### LISTING
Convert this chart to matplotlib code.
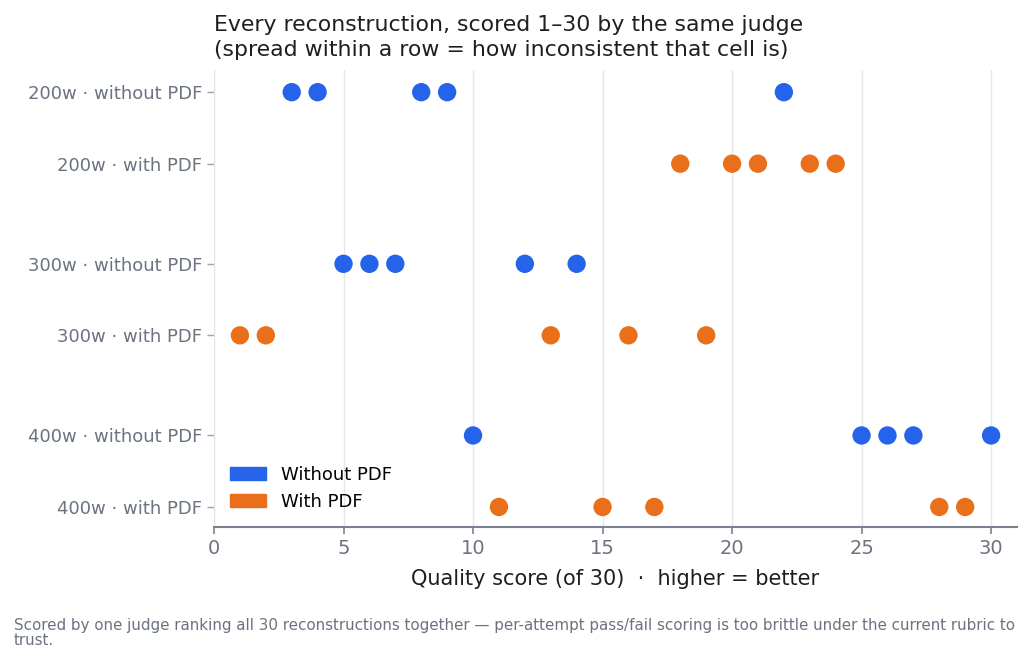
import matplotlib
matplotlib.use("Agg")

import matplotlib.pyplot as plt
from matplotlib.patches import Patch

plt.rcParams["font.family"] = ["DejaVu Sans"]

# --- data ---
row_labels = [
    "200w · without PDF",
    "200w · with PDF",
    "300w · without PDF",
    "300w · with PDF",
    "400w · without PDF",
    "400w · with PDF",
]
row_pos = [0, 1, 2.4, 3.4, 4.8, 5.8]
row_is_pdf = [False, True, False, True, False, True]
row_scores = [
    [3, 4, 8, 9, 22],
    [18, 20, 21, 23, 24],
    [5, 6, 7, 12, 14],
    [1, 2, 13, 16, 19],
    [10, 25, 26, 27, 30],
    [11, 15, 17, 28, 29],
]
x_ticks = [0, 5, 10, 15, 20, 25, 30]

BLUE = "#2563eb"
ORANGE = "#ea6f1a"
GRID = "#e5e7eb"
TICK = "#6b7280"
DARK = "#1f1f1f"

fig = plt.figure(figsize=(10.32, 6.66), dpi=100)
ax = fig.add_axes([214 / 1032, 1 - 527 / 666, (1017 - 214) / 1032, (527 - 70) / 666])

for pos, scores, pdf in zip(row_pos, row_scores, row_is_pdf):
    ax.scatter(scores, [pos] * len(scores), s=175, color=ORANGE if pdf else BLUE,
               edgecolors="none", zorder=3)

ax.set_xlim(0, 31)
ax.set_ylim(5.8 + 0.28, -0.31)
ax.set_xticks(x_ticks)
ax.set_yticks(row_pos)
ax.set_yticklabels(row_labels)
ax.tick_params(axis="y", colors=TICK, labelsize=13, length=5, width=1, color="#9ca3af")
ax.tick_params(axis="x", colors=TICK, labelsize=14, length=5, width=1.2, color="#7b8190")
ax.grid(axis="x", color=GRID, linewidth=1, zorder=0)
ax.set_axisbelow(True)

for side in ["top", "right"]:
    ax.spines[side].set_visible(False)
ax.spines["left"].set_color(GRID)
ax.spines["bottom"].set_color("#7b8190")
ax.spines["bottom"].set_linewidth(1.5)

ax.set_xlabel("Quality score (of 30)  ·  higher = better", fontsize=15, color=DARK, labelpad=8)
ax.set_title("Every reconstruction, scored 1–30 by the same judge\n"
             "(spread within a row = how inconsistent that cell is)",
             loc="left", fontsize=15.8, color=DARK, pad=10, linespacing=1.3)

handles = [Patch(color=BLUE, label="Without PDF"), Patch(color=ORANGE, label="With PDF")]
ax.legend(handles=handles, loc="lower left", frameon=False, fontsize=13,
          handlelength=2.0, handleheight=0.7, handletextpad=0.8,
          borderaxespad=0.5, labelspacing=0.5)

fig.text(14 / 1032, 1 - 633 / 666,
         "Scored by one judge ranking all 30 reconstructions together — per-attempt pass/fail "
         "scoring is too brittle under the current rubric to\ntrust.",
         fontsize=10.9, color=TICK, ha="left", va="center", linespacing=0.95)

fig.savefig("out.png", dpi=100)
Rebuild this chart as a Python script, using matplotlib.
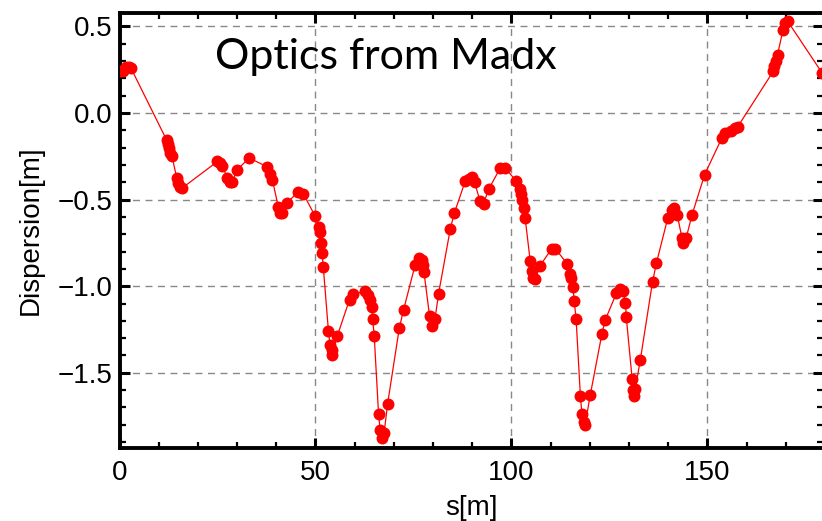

### TASK
Search the records for the word "this", then list every line that has it.

### IN RESPONSE
Convert this chart to matplotlib code.
Rebuild this chart as a Python script, using matplotlib.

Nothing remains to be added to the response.